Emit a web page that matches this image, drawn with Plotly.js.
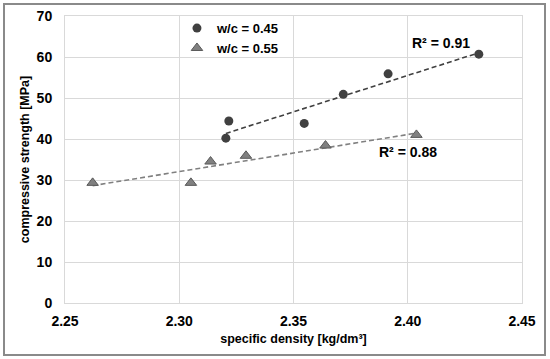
<!DOCTYPE html>
<html><head><meta charset="utf-8">
<script src="https://cdn.plot.ly/plotly-3.0.1.min.js"></script>
<style>
html,body{margin:0;padding:0;background:#fff;}
#wrap{position:relative;width:550px;height:359px;}
#chart{width:550px;height:359px;}
#frame{position:absolute;left:3px;top:3px;width:539px;height:349px;border:2px solid #8a8a8a;pointer-events:none;}
</style></head>
<body>
<div id="wrap"><div id="chart"></div><div id="frame"></div></div>
<script>
const xA = [2.3204, 2.3217, 2.3547, 2.3718, 2.3914, 2.4311];
const yA = [40.2, 44.4, 43.8, 50.9, 55.9, 60.7];
const xB = [2.2621, 2.3051, 2.3137, 2.3292, 2.3640, 2.4038];
const yB = [29.3, 29.3, 34.5, 35.9, 38.4, 41.0];
const nameA = 'w/c = 0.45';
const nameB = 'w/c = 0.55';
const r2A = 'R² = 0.91';
const r2B = 'R² = 0.88';
const xTicks = [2.25, 2.30, 2.35, 2.40, 2.45];
const yTicks = [0, 10, 20, 30, 40, 50, 60, 70];

function fit(xs, ys){
  const n = xs.length;
  const mx = xs.reduce((a,b)=>a+b,0)/n, my = ys.reduce((a,b)=>a+b,0)/n;
  let sxy=0,sxx=0;
  for(let i=0;i<n;i++){sxy+=(xs[i]-mx)*(ys[i]-my);sxx+=(xs[i]-mx)**2;}
  const b = sxy/sxx, a = my-b*mx;
  const x0 = Math.min(...xs), x1 = Math.max(...xs);
  return {x:[x0,x1], y:[a+b*x0, a+b*x1]};
}
const fA = fit(xA,yA), fB = fit(xB,yB);
const F = 'Liberation Sans, Arial, sans-serif';

const data = [
  {x:fA.x, y:fA.y, mode:'lines', line:{color:'#404040', width:1.6, dash:'5px,3px'}, showlegend:false, hoverinfo:'skip'},
  {x:fB.x, y:fB.y, mode:'lines', line:{color:'#808080', width:1.6, dash:'5px,3px'}, showlegend:false, hoverinfo:'skip'},
  {x:xA, y:yA, name:nameA, mode:'markers', marker:{symbol:'circle', size:9, color:'#404040'}},
  {x:xB, y:yB, name:nameB, mode:'markers', marker:{symbol:'triangle-up', size:10, color:'#808080', line:{color:'#595959', width:1}}}
];
const layout = {
  width:550, height:359,
  margin:{l:65, r:28, t:16, b:56},
  paper_bgcolor:'#fff', plot_bgcolor:'#fff',
  font:{family:F, color:'#000'},
  showlegend:true,
  legend:{x:0.245, y:1.01, xanchor:'left', yanchor:'top', bgcolor:'rgba(0,0,0,0)',
    font:{family:F, size:13, color:'#000', weight:'bold'}, tracegroupgap:0, itemwidth:30},
  xaxis:{range:[2.25,2.45], tickvals:xTicks, ticktext:xTicks.map(v=>v.toFixed(2)),
    showgrid:true, gridcolor:'#d9d9d9', gridwidth:1, zeroline:false,
    showline:true, linecolor:'#d9d9d9', mirror:true, ticks:'outside', ticklen:5, tickcolor:'rgba(0,0,0,0)',
    tickfont:{family:F, size:14, color:'#000', weight:'bold'},
    title:{text:'specific density [kg/dm³]', font:{family:F, size:12.5, color:'#000', weight:'bold'}, standoff:6}},
  yaxis:{range:[0,70], tickvals:yTicks,
    showgrid:true, gridcolor:'#d9d9d9', gridwidth:1, zeroline:false,
    showline:true, linecolor:'#d9d9d9', mirror:true, ticks:'outside', ticklen:9, tickcolor:'rgba(0,0,0,0)',
    tickfont:{family:F, size:14, color:'#000', weight:'bold'},
    title:{text:'compressive strength [MPa]', font:{family:F, size:12.5, color:'#000', weight:'bold'}, standoff:4}},
  annotations:[
    {x:2.4311, y:60.7, xref:'x', yref:'y', text:r2A, showarrow:false, xanchor:'right', yanchor:'bottom', xshift:-7, yshift:1,
     font:{family:F, size:14, color:'#000', weight:'bold'}},
    {x:2.4038, y:41.0, xref:'x', yref:'y', text:r2B, showarrow:false, xanchor:'center', yanchor:'top', xshift:-8, yshift:-7,
     font:{family:F, size:14, color:'#000', weight:'bold'}}
  ]
};
Plotly.newPlot('chart', data, layout, {displayModeBar:false, staticPlot:true});
</script>
</body></html>
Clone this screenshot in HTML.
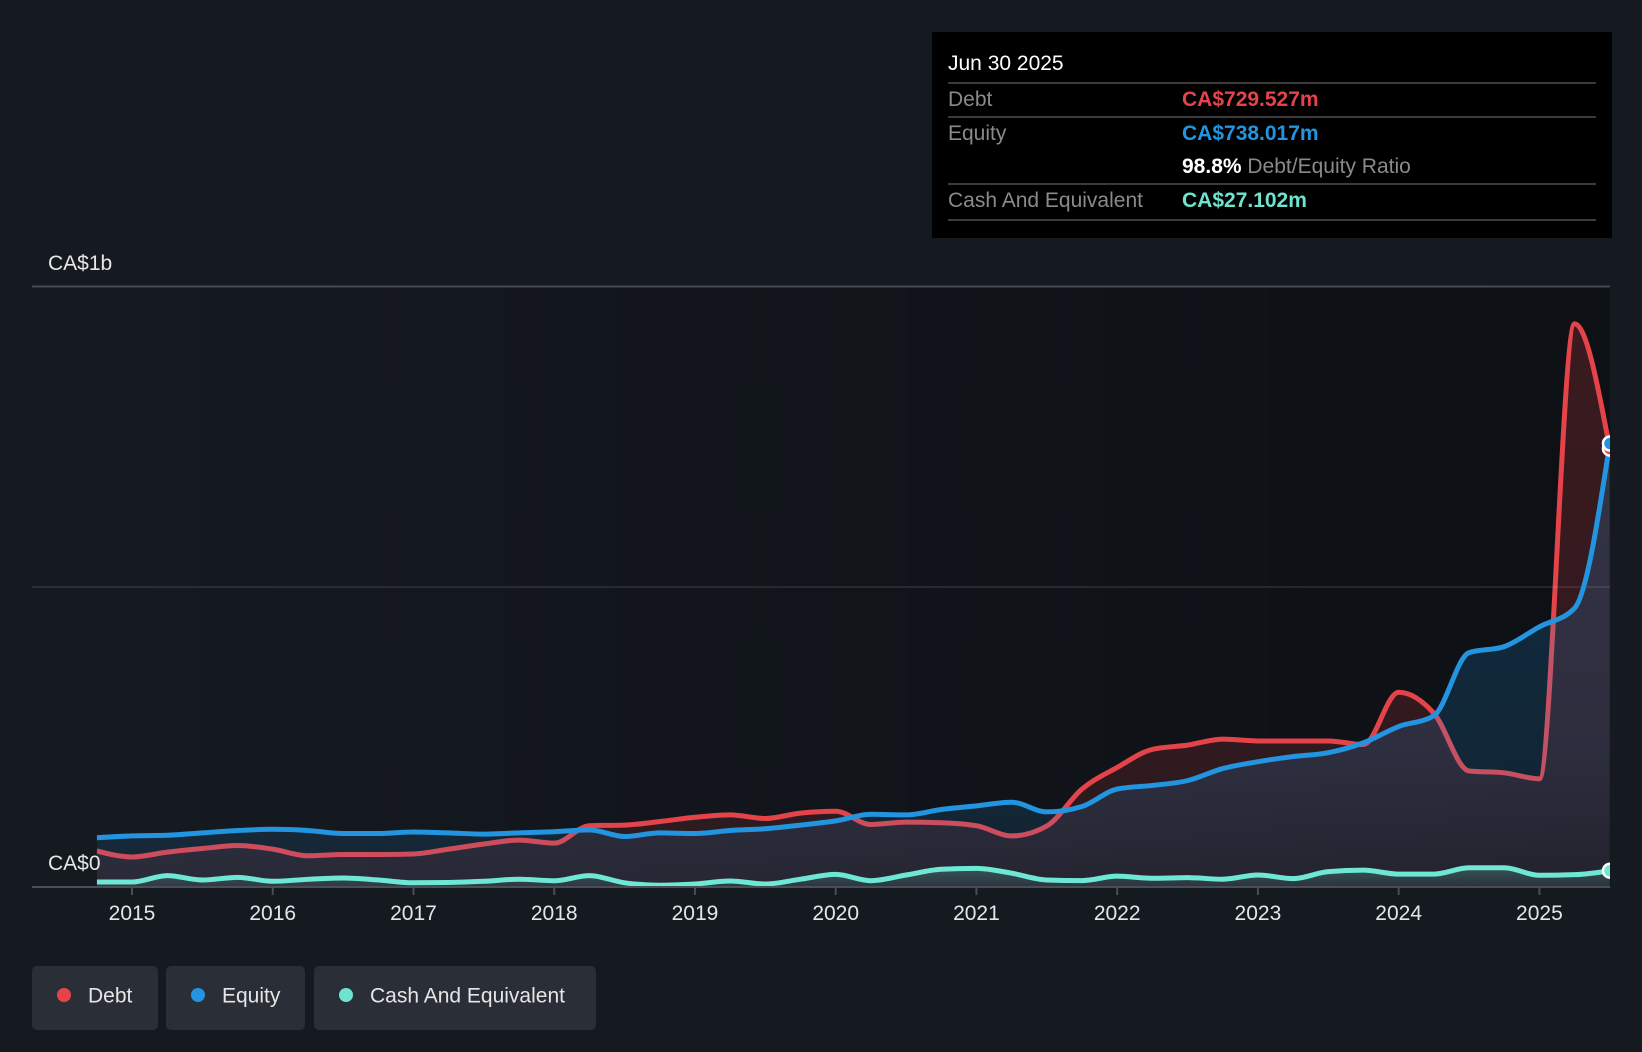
<!DOCTYPE html>
<html>
<head>
<meta charset="utf-8">
<style>
  html,body{margin:0;padding:0;background:#151a21;width:1642px;height:1052px;overflow:hidden;}
  svg{display:block;font-family:"Liberation Sans",Arial,sans-serif;}
</style>
</head>
<body>
<svg id="chart" width="1642" height="1052" viewBox="0 0 1642 1052" xmlns="http://www.w3.org/2000/svg">
  <defs>
    <linearGradient id="plotBg" x1="0" y1="0" x2="1" y2="0">
      <stop offset="0" stop-color="#000" stop-opacity="0"/>
      <stop offset="1" stop-color="#000" stop-opacity="0.4"/>
    </linearGradient>
    <linearGradient id="debtFill" x1="0" y1="0" x2="0" y2="1">
      <stop offset="0" stop-color="#e5434a" stop-opacity="0.21"/>
      <stop offset="0.7" stop-color="#e5434a" stop-opacity="0.165"/>
      <stop offset="1" stop-color="#e5434a" stop-opacity="0.10"/>
    </linearGradient>
    <linearGradient id="eqFill" x1="0" y1="0" x2="0" y2="1">
      <stop offset="0" stop-color="#2394df" stop-opacity="0.21"/>
      <stop offset="0.7" stop-color="#2394df" stop-opacity="0.17"/>
      <stop offset="1" stop-color="#2394df" stop-opacity="0.10"/>
    </linearGradient>
    <linearGradient id="cashFill" x1="0" y1="0" x2="0" y2="1">
      <stop offset="0" stop-color="#6ee3cf" stop-opacity="0.24"/>
      <stop offset="1" stop-color="#6ee3cf" stop-opacity="0.08"/>
    </linearGradient>
    <clipPath id="plotClip">
      <rect x="96.8" y="0" width="1513.2" height="890"/>
    </clipPath>
  </defs>

  <rect x="0" y="0" width="1642" height="1052" fill="#151a21"/>
  <rect x="96.8" y="286" width="1513.2" height="601" fill="url(#plotBg)"/>

  <g clip-path="url(#plotClip)">
    <path id="debtArea" fill="url(#debtFill)" d=""/>
    <path id="debtLine" fill="none" stroke="#e5434a" stroke-width="5" stroke-linejoin="round" d=""/>
    <path id="eqArea" fill="url(#eqFill)" d=""/>
    <path id="cashArea" fill="url(#cashFill)" d=""/>
  </g>

  <!-- gridlines -->
  <line x1="32" y1="286.5" x2="1610" y2="286.5" stroke="#464950" stroke-width="2"/>
  <line x1="32" y1="587" x2="1610" y2="587" stroke="#ffffff" stroke-opacity="0.09" stroke-width="2"/>

  <g clip-path="url(#plotClip)">
    <path id="eqLine" fill="none" stroke="#2394df" stroke-width="5" stroke-linejoin="round" d=""/>
    <path id="cashLine" fill="none" stroke="#6ee8d4" stroke-width="5" stroke-linejoin="round" d=""/>
    <circle cx="1610" cy="448.6" r="7" fill="#e5434a" stroke="#fff" stroke-width="2.5"/>
    <circle cx="1610" cy="443.5" r="7" fill="#2394df" stroke="#fff" stroke-width="2.5"/>
    <circle cx="1610" cy="870.7" r="7" fill="#6ee8d4" stroke="#fff" stroke-width="2.5"/>
  </g>

  <!-- axis -->
  <line x1="32" y1="887" x2="1610" y2="887" stroke="#4a4d55" stroke-width="2"/>
  <g id="ticks" stroke="#4a4d55" stroke-width="2"></g>
  <g id="years" fill="#e6e6e6" font-size="21" text-anchor="middle"></g>

  <text x="48" y="270" fill="#e6e6e6" font-size="21">CA$1b</text>
  <text x="48" y="870" fill="#e6e6e6" font-size="21">CA$0</text>

  <!-- tooltip -->
  <rect x="932" y="32" width="680" height="206" fill="#000"/>
  <text x="948" y="70" fill="#ffffff" font-size="21">Jun 30 2025</text>
  <line x1="948" y1="83" x2="1596" y2="83" stroke="#3a3a3a" stroke-width="2"/>
  <text x="948" y="106" fill="#8a8a8a" font-size="21">Debt</text>
  <text x="1182" y="106" fill="#e5434a" font-size="21" font-weight="bold">CA$729.527m</text>
  <line x1="948" y1="117" x2="1596" y2="117" stroke="#3a3a3a" stroke-width="2"/>
  <text x="948" y="140" fill="#8a8a8a" font-size="21">Equity</text>
  <text x="1182" y="140" fill="#2394df" font-size="21" font-weight="bold">CA$738.017m</text>
  <text x="1182" y="173" font-size="21"><tspan fill="#ffffff" font-weight="bold">98.8%</tspan><tspan fill="#8a8a8a"> Debt/Equity Ratio</tspan></text>
  <line x1="948" y1="184" x2="1596" y2="184" stroke="#3a3a3a" stroke-width="2"/>
  <text x="948" y="207" fill="#8a8a8a" font-size="21">Cash And Equivalent</text>
  <text x="1182" y="207" fill="#6ee3cf" font-size="21" font-weight="bold">CA$27.102m</text>
  <line x1="948" y1="220" x2="1596" y2="220" stroke="#3a3a3a" stroke-width="2"/>

  <!-- legend -->
  <rect x="32" y="966" width="126" height="64" rx="5" fill="#2a2e37"/>
  <circle cx="64" cy="995" r="7" fill="#e5434a"/>
  <text x="88" y="1002.5" fill="#e6e6e6" font-size="21">Debt</text>

  <rect x="166" y="966" width="139" height="64" rx="5" fill="#2a2e37"/>
  <circle cx="198" cy="995" r="7" fill="#2394df"/>
  <text x="222" y="1002.5" fill="#e6e6e6" font-size="21">Equity</text>

  <rect x="314" y="966" width="282" height="64" rx="5" fill="#2a2e37"/>
  <circle cx="346" cy="995" r="7" fill="#6ee3cf"/>
  <text x="370" y="1002.5" fill="#e6e6e6" font-size="21">Cash And Equivalent</text>
</svg>

<script>
(function(){
  var debt=[0.060,0.050,0.058,0.064,0.069,0.063,0.052,0.054,0.054,0.055,0.063,0.0715,0.078,0.073,0.102,0.103,0.109,0.116,0.120,0.114,0.123,0.126,0.104,0.108,0.107,0.102,0.085,0.1015,0.163,0.199,0.229,0.236,0.246,0.243,0.243,0.243,0.237,0.324,0.289,0.193,0.190,0.180,0.937,0.7295];
  var eq=[0.082,0.085,0.086,0.090,0.094,0.096,0.094,0.089,0.089,0.0915,0.090,0.088,0.090,0.092,0.095,0.084,0.090,0.089,0.094,0.097,0.103,0.110,0.121,0.120,0.129,0.135,0.141,0.125,0.134,0.163,0.169,0.177,0.197,0.2085,0.217,0.2235,0.240,0.267,0.285,0.390,0.400,0.433,0.464,0.738];
  var cash=[0.0083,0.0083,0.019,0.0117,0.016,0.0095,0.0128,0.015,0.0117,0.007,0.0075,0.0095,0.013,0.0105,0.019,0.007,0.003,0.005,0.010,0.005,0.013,0.021,0.0105,0.020,0.0295,0.031,0.023,0.0117,0.0107,0.018,0.0145,0.0155,0.013,0.020,0.014,0.0255,0.028,0.0215,0.0215,0.032,0.032,0.0195,0.0205,0.0271];
  var Y0=887, SC=601, X2015=132, YR=140.74;
  function X(i){return X2015+(i-1)*YR/4;}
  function Y(v){return Y0-v*SC;}
  function sign(x){return x<0?-1:1;}
  function mono(vals){
    var n=vals.length, xs=[], ys=[], m=[], i;
    for(i=0;i<n;i++){xs.push(X(i));ys.push(Y(vals[i]));}
    for(i=1;i<n-1;i++){
      var h0=xs[i]-xs[i-1], h1=xs[i+1]-xs[i];
      var s0=(ys[i]-ys[i-1])/h0, s1=(ys[i+1]-ys[i])/h1;
      var p=(s0*h1+s1*h0)/(h0+h1);
      m[i]=(sign(s0)+sign(s1))*Math.min(Math.abs(s0),Math.abs(s1),0.5*Math.abs(p))||0;
    }
    var h=xs[1]-xs[0];
    m[0]=(3*(ys[1]-ys[0])/h-m[1])/2;
    var hn=xs[n-1]-xs[n-2];
    m[n-1]=(3*(ys[n-1]-ys[n-2])/hn-m[n-2])/2;
    var d="M"+xs[0].toFixed(2)+","+ys[0].toFixed(2);
    for(i=0;i<n-1;i++){
      var dx=(xs[i+1]-xs[i])/3;
      d+="C"+(xs[i]+dx).toFixed(2)+","+(ys[i]+dx*m[i]).toFixed(2)+","+(xs[i+1]-dx).toFixed(2)+","+(ys[i+1]-dx*m[i+1]).toFixed(2)+","+xs[i+1].toFixed(2)+","+ys[i+1].toFixed(2);
    }
    return {line:d, area:d+"L"+xs[n-1].toFixed(2)+","+Y0+"L"+xs[0].toFixed(2)+","+Y0+"Z"};
  }
  var a=mono(debt), b=mono(eq), c=mono(cash);
  document.getElementById("debtLine").setAttribute("d",a.line);
  document.getElementById("debtArea").setAttribute("d",a.area);
  document.getElementById("eqLine").setAttribute("d",b.line);
  document.getElementById("eqArea").setAttribute("d",b.area);
  document.getElementById("cashLine").setAttribute("d",c.line);
  document.getElementById("cashArea").setAttribute("d",c.area);

  var NS="http://www.w3.org/2000/svg";
  var tg=document.getElementById("ticks"), yg=document.getElementById("years");
  for(var k=0;k<=10;k++){
    var x=X2015+k*YR;
    var l=document.createElementNS(NS,"line");
    l.setAttribute("x1",x);l.setAttribute("x2",x);l.setAttribute("y1",887);l.setAttribute("y2",895);
    tg.appendChild(l);
    var t=document.createElementNS(NS,"text");
    t.setAttribute("x",x);t.setAttribute("y",920);
    t.textContent=String(2015+k);
    yg.appendChild(t);
  }
})();
</script>
</body>
</html>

***

Request: Omit every picture, and please return the entries exactly from the first line through the line with "const yTicks = [0, 10, 20, 30, 40, 50, 60, 70];", both included.

Finished answer:
Emit a web page that matches this image, drawn with Plotly.js.
<!DOCTYPE html>
<html><head><meta charset="utf-8">
<script src="https://cdn.plot.ly/plotly-3.0.1.min.js"></script>
<style>
html,body{margin:0;padding:0;background:#fff;}
#wrap{position:relative;width:550px;height:359px;}
#chart{width:550px;height:359px;}
#frame{position:absolute;left:3px;top:3px;width:539px;height:349px;border:2px solid #8a8a8a;pointer-events:none;}
</style></head>
<body>
<div id="wrap"><div id="chart"></div><div id="frame"></div></div>
<script>
const xA = [2.3204, 2.3217, 2.3547, 2.3718, 2.3914, 2.4311];
const yA = [40.2, 44.4, 43.8, 50.9, 55.9, 60.7];
const xB = [2.2621, 2.3051, 2.3137, 2.3292, 2.3640, 2.4038];
const yB = [29.3, 29.3, 34.5, 35.9, 38.4, 41.0];
const nameA = 'w/c = 0.45';
const nameB = 'w/c = 0.55';
const r2A = 'R² = 0.91';
const r2B = 'R² = 0.88';
const xTicks = [2.25, 2.30, 2.35, 2.40, 2.45];
const yTicks = [0, 10, 20, 30, 40, 50, 60, 70];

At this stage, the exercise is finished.